THE PROPERTY OF WILLIAM MONTGOMERY
A WILLIAM AND MARY MAPLE ARMCHAIR

BOSTON, 1720-1750

Details
A WILLIAM AND MARY MAPLE ARMCHAIR
Boston, 1720-1750
The arched and shaped crestrail above a solid upholstered leather splat flanked by molded stiles, continuing to downswept and shaped arms ending in scroll handgrips with ring and baluster-turned arm supports over a trapezoidal overupholstered leather seat, on block and baluster-turned legs with elongated ball feet, joined by a ball and ring-turned front stretcher and straight-sided box-stretchers
47¾in. high, 24in. deep, 24in. wide
Provenance
Charles F. Montgomery, New Haven, CT.
Literature
Wendell D. Garrett,"Living with Antiques: The Home of Mr. and Mrs. Charles F. Montgomery," Antiques (January 1972), p. 191.

Lot Essay

With its plain molded crestrail and "crooked back," this high-back armchair belongs to a group of "leather chairs," as they were called in the eighteenth century, which were influenced in their design by contemporary English caned chairs. As part of the later phase of high-back leather chairs made in Boston by 1722, this chair features a plane-molded surface on its stiles and crestrail, which replaced the earlier use of turned stiles and floral carved crestrails (Benno M. Forman, American Seating Furniture 1630-1730, (New York, 1988), p.281-285).
The terms "elbow" and "armed" chairs were used interchangeably in the eighteenth century.
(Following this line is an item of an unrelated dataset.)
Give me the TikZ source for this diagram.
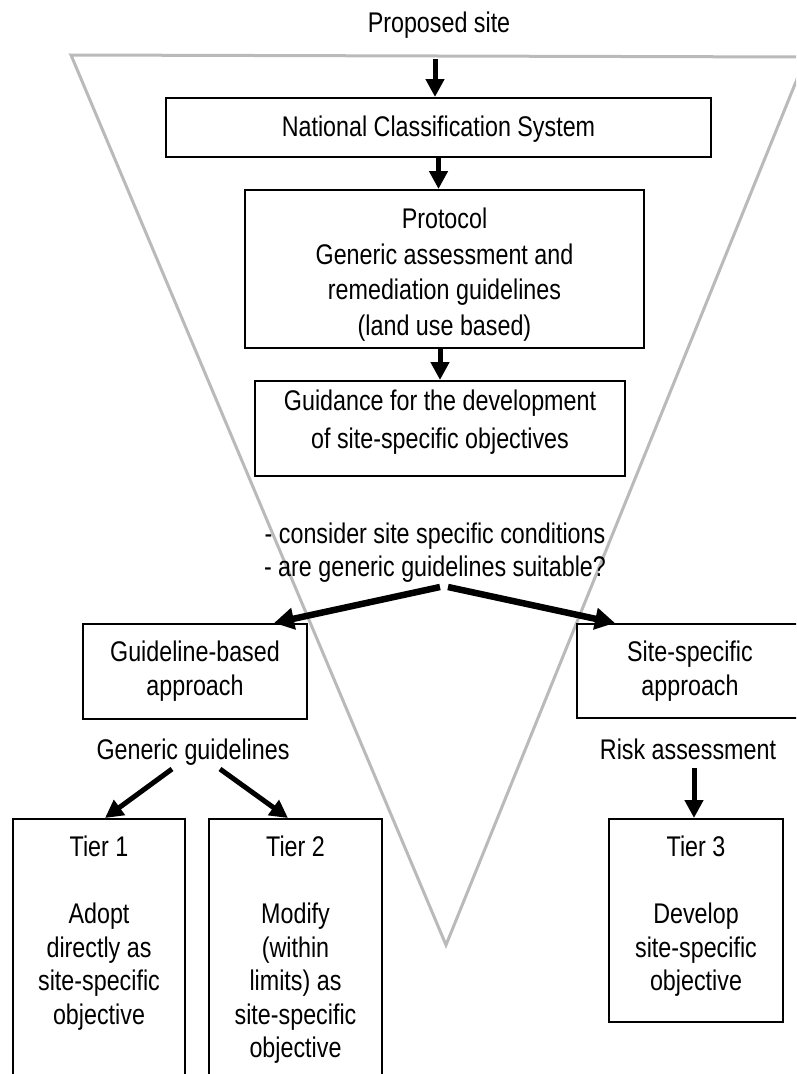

Contemporary accounts record that such chairs were considerably more expensive and rarer than side chairs, probably due to the extra work and materials required to produce them (Forman, p. 286).

One closely related example Winterthur is illustrated in Forman, p. 343, cat. no. 79; second related example in the collection of the New Hampshire Historical Society is illustrated in Robert Bishop, Centuries and Styles of the American Chair 1640-1970 (New York, 1972), pl. 41, pp. 44-45.